AIM OF THE TASK
Retype, word for word, the lines between the ones holding "Recreate this image as a Python script that uses matplotlib." and "15.8, 11.9, 8]", inclusive; pictures stay out of the copy.

INFORMATION SHOWN
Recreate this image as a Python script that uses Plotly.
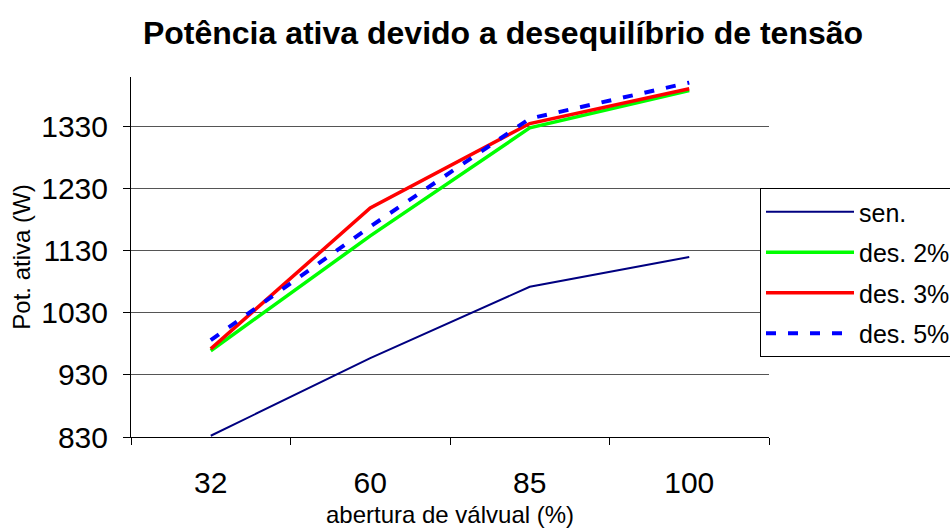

* * *

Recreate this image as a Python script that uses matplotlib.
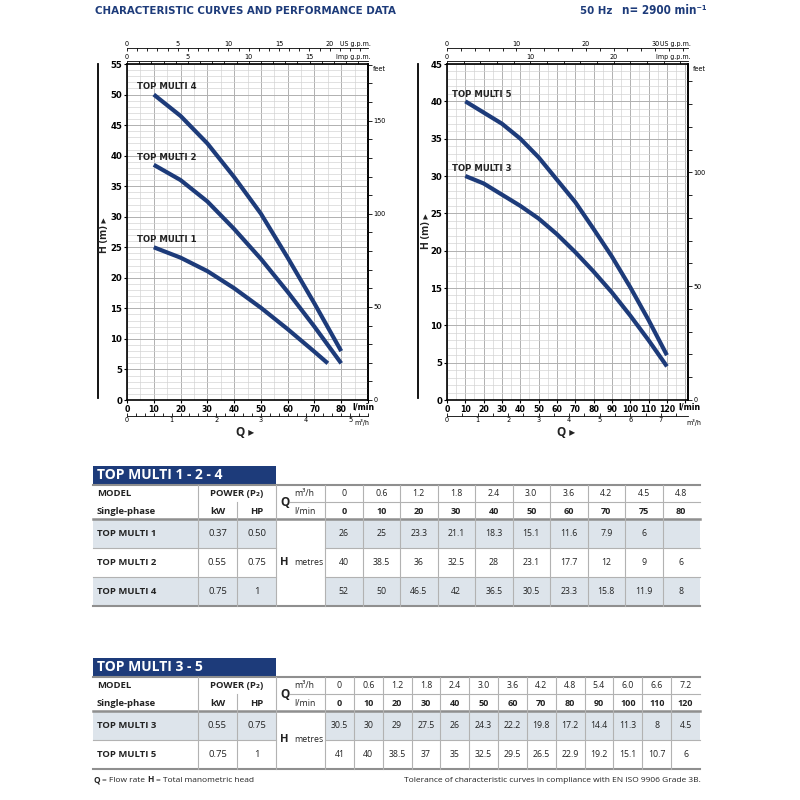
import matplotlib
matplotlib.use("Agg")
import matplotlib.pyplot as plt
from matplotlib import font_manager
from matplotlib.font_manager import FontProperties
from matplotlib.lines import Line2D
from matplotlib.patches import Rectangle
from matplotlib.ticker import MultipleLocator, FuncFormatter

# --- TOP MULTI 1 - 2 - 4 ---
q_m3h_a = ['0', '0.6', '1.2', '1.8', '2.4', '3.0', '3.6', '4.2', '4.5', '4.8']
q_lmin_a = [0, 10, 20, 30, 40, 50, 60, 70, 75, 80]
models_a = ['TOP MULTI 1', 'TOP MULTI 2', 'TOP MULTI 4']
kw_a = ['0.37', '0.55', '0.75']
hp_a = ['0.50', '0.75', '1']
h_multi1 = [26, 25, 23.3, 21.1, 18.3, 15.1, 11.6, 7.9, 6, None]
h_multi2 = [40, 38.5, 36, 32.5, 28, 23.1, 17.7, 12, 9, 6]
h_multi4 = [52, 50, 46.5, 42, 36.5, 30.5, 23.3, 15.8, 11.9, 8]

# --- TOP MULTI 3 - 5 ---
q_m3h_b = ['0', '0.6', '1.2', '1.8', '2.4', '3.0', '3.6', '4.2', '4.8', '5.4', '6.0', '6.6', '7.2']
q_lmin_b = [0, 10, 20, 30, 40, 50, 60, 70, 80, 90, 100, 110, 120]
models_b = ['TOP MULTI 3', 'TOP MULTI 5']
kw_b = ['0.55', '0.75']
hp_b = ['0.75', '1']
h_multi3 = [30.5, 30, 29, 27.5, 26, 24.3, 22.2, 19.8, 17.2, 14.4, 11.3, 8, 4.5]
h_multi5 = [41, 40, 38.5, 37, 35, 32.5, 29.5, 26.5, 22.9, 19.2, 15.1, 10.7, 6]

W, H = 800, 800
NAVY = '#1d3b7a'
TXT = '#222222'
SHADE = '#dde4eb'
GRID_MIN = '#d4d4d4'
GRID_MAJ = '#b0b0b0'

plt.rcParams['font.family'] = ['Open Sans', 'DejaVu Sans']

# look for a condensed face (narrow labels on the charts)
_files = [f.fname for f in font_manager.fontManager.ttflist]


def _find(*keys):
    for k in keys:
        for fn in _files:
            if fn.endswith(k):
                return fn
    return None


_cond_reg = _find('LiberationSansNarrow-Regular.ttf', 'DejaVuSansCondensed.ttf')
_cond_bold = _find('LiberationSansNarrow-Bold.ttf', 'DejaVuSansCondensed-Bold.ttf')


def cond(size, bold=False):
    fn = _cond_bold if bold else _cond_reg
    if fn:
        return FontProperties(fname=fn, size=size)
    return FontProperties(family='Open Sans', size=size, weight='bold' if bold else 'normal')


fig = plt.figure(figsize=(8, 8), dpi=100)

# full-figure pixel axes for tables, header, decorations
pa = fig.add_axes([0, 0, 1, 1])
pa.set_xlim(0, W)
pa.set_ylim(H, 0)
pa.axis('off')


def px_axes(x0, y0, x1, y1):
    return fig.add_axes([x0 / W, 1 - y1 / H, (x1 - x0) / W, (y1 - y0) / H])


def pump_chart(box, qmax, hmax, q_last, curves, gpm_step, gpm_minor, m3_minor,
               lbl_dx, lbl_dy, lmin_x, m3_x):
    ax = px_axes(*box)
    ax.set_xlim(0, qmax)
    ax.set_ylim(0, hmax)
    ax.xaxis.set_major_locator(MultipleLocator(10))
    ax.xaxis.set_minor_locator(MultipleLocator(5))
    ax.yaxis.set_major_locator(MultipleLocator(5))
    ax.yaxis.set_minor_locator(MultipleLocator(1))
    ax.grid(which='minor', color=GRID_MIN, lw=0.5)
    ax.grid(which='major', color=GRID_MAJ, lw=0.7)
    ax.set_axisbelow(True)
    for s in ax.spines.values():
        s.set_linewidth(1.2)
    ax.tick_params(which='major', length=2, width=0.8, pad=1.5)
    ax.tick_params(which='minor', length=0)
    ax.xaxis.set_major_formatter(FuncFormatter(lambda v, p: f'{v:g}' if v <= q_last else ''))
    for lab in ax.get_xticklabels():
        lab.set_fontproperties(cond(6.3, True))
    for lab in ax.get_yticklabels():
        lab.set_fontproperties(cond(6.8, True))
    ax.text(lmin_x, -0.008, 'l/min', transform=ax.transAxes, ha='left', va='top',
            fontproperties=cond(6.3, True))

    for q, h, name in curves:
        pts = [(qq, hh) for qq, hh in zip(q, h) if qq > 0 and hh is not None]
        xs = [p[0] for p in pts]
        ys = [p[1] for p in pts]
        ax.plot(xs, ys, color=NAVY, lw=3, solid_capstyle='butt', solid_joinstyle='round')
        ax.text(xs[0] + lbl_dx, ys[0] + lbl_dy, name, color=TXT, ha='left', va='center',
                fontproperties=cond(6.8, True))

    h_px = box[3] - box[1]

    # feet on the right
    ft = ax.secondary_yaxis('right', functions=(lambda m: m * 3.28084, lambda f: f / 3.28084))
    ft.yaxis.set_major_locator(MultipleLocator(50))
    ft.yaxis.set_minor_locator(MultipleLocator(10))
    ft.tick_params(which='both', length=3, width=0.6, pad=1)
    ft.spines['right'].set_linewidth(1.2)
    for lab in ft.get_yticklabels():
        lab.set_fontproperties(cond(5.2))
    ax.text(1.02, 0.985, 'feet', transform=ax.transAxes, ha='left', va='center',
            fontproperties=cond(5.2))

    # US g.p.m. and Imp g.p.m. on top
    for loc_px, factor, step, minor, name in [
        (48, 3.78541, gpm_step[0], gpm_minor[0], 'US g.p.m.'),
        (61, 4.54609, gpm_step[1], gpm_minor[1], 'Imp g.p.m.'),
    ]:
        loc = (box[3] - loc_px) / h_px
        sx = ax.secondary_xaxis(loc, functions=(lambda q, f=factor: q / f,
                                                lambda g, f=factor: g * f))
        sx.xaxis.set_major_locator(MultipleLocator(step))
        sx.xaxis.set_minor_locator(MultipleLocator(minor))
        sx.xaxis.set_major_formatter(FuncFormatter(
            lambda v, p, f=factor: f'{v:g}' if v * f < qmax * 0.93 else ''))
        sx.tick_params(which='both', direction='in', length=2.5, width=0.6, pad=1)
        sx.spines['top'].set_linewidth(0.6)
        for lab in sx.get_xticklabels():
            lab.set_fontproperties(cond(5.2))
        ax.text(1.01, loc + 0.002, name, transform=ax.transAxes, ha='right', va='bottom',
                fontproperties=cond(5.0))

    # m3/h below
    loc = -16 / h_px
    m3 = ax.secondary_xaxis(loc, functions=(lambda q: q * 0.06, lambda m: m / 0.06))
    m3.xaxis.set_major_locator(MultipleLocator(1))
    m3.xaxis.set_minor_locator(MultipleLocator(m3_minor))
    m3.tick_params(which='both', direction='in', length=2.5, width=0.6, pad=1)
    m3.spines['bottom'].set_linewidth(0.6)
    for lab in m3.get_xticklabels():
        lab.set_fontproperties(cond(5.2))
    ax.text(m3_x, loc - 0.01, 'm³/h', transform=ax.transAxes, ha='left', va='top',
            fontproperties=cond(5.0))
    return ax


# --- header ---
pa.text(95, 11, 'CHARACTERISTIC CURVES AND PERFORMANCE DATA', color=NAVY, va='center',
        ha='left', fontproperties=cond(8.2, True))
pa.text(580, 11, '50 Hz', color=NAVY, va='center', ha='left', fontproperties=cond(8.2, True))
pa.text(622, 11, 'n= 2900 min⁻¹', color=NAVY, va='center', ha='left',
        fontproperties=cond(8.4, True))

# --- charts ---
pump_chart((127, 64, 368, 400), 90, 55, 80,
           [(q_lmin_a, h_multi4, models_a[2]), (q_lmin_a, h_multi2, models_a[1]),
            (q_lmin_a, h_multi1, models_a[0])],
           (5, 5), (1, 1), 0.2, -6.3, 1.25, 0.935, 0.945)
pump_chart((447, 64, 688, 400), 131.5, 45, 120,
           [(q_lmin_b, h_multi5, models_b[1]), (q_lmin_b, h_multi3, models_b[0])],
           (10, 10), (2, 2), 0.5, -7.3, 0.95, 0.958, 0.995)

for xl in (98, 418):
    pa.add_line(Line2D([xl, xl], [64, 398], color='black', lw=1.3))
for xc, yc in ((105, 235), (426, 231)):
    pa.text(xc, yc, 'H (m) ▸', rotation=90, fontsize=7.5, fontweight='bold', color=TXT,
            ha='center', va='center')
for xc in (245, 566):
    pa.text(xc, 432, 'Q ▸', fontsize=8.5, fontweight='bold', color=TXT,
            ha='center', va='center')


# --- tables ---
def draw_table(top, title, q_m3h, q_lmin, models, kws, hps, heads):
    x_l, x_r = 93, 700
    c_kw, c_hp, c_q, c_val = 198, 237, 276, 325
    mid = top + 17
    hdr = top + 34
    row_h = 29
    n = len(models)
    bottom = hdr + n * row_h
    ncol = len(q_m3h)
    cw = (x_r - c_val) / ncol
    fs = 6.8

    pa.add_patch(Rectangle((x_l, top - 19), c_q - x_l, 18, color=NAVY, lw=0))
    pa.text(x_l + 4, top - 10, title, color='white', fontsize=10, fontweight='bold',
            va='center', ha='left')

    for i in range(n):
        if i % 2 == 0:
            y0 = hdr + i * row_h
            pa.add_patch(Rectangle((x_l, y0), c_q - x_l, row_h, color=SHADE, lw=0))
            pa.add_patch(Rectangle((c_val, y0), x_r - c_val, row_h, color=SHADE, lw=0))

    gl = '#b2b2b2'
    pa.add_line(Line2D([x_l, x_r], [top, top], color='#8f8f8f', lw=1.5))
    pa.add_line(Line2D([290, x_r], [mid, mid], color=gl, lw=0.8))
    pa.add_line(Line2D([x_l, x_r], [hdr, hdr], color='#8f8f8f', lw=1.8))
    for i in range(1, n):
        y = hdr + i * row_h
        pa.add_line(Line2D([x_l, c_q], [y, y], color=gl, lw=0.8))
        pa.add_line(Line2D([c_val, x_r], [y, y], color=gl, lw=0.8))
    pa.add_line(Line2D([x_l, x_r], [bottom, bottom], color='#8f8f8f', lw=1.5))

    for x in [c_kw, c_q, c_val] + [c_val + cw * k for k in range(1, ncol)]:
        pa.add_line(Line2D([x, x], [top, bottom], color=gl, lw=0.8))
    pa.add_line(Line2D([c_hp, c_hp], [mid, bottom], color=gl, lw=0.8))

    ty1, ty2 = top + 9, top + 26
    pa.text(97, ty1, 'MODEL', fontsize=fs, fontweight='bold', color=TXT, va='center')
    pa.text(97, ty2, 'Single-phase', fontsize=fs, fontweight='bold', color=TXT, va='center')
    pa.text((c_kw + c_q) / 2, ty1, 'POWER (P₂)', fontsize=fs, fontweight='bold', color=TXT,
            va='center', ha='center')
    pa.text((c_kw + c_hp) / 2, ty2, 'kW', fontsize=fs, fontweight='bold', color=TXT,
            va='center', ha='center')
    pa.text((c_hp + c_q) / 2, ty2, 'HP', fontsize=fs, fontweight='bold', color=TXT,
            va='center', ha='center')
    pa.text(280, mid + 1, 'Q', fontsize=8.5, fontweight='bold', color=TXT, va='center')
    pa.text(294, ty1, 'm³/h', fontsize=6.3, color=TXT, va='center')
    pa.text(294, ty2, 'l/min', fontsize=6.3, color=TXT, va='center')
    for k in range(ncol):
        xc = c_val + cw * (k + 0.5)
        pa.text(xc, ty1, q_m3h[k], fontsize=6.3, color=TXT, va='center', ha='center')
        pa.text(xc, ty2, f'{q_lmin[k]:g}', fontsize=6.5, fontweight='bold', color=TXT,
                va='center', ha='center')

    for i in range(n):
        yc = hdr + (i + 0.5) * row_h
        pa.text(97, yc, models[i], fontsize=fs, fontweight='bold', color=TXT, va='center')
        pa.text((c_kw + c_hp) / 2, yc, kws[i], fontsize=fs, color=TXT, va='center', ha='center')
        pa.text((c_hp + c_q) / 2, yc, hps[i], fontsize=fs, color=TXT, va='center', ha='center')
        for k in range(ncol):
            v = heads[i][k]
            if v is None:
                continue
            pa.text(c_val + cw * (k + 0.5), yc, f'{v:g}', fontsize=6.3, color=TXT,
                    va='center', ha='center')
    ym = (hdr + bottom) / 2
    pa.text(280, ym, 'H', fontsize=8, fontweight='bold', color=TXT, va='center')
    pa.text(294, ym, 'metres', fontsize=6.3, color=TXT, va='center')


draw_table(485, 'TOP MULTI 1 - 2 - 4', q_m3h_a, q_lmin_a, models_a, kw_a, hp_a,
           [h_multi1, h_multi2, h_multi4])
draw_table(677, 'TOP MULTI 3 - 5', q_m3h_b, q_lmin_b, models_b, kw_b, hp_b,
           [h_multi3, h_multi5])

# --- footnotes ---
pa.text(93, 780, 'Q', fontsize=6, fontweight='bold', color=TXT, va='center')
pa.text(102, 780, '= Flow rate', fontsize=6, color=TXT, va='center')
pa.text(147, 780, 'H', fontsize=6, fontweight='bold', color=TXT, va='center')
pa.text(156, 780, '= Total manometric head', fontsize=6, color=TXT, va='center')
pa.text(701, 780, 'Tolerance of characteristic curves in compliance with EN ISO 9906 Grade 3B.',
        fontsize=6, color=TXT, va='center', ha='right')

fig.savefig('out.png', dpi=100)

--

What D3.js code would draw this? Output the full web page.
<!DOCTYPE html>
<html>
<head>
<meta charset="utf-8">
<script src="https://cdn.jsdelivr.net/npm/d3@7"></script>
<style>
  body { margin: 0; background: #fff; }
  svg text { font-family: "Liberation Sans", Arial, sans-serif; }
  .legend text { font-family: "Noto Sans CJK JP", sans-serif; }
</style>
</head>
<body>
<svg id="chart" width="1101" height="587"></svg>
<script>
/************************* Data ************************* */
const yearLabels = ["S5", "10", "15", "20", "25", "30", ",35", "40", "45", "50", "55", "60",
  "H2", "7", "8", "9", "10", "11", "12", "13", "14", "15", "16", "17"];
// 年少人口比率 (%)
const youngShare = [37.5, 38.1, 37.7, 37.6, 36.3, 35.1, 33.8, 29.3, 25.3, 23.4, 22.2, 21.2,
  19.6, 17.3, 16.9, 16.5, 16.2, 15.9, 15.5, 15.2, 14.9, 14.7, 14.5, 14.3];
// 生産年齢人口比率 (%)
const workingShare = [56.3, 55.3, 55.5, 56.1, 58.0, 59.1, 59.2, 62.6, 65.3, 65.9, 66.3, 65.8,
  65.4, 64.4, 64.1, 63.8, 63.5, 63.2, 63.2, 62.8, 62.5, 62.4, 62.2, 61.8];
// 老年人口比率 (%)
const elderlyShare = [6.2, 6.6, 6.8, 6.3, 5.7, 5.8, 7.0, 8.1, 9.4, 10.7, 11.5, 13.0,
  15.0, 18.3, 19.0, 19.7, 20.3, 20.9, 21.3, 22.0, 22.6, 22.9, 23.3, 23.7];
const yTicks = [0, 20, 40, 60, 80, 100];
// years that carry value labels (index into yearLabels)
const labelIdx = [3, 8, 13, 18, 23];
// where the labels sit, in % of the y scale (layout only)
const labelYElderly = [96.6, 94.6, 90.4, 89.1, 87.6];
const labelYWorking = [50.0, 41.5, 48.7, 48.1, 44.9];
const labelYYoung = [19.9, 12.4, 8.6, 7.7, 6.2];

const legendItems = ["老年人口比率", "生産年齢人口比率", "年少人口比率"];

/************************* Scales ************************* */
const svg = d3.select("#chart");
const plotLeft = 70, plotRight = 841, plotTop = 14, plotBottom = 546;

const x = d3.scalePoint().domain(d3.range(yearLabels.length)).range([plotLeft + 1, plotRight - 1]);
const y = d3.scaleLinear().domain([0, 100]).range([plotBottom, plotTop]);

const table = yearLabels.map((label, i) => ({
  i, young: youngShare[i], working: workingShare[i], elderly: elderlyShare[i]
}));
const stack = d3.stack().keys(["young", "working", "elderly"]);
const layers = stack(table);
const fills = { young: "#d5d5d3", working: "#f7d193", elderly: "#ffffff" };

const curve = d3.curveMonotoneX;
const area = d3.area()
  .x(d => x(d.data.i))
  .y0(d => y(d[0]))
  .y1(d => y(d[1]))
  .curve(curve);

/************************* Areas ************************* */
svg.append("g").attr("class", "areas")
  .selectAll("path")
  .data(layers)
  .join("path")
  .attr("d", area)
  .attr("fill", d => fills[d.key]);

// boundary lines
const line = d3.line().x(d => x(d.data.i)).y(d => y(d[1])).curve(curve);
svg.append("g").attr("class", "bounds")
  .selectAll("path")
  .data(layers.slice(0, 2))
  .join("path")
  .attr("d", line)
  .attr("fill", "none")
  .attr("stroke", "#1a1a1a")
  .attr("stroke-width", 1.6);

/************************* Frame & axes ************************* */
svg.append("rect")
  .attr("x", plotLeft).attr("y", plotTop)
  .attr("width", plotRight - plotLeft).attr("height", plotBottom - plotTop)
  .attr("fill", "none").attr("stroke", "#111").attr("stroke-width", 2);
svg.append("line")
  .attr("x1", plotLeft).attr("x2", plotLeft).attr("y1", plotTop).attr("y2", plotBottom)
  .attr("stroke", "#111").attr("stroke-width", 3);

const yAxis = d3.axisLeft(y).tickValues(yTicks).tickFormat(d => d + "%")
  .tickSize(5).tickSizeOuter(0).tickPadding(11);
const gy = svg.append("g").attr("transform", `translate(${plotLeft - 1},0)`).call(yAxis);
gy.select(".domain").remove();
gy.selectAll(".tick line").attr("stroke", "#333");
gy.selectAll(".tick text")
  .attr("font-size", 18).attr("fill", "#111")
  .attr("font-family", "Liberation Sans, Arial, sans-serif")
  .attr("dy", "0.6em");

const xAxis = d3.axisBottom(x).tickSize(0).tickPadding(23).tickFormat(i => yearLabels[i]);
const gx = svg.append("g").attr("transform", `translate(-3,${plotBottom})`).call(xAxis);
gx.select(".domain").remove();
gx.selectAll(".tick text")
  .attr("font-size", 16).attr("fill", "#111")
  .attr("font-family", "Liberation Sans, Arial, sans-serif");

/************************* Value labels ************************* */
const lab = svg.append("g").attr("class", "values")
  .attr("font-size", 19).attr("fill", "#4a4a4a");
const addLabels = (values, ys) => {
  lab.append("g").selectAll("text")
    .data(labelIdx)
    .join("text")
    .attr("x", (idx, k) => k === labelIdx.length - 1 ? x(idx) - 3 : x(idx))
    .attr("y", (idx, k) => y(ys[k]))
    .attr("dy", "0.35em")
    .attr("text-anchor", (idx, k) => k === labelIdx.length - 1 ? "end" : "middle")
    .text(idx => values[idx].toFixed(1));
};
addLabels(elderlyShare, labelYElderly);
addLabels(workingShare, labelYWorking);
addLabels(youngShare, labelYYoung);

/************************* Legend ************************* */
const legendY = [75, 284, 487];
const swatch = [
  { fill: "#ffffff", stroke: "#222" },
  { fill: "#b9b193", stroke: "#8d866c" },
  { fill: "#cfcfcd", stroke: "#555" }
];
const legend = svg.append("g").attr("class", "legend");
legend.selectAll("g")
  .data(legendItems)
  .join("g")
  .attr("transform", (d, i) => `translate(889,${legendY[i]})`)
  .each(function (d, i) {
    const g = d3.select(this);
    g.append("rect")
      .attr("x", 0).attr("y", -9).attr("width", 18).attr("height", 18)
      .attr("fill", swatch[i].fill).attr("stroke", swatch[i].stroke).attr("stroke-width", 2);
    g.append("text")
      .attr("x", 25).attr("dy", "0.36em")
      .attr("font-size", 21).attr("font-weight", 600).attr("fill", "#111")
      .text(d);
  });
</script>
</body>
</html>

ANSWER TO THE EXERCISE
Recreate this image as a Python script that uses matplotlib.
import matplotlib
matplotlib.use("Agg")
import matplotlib.pyplot as plt
from matplotlib import font_manager
from matplotlib.font_manager import FontProperties
from matplotlib.lines import Line2D
from matplotlib.patches import Rectangle
from matplotlib.ticker import MultipleLocator, FuncFormatter

# --- TOP MULTI 1 - 2 - 4 ---
q_m3h_a = ['0', '0.6', '1.2', '1.8', '2.4', '3.0', '3.6', '4.2', '4.5', '4.8']
q_lmin_a = [0, 10, 20, 30, 40, 50, 60, 70, 75, 80]
models_a = ['TOP MULTI 1', 'TOP MULTI 2', 'TOP MULTI 4']
kw_a = ['0.37', '0.55', '0.75']
hp_a = ['0.50', '0.75', '1']
h_multi1 = [26, 25, 23.3, 21.1, 18.3, 15.1, 11.6, 7.9, 6, None]
h_multi2 = [40, 38.5, 36, 32.5, 28, 23.1, 17.7, 12, 9, 6]
h_multi4 = [52, 50, 46.5, 42, 36.5, 30.5, 23.3, 15.8, 11.9, 8]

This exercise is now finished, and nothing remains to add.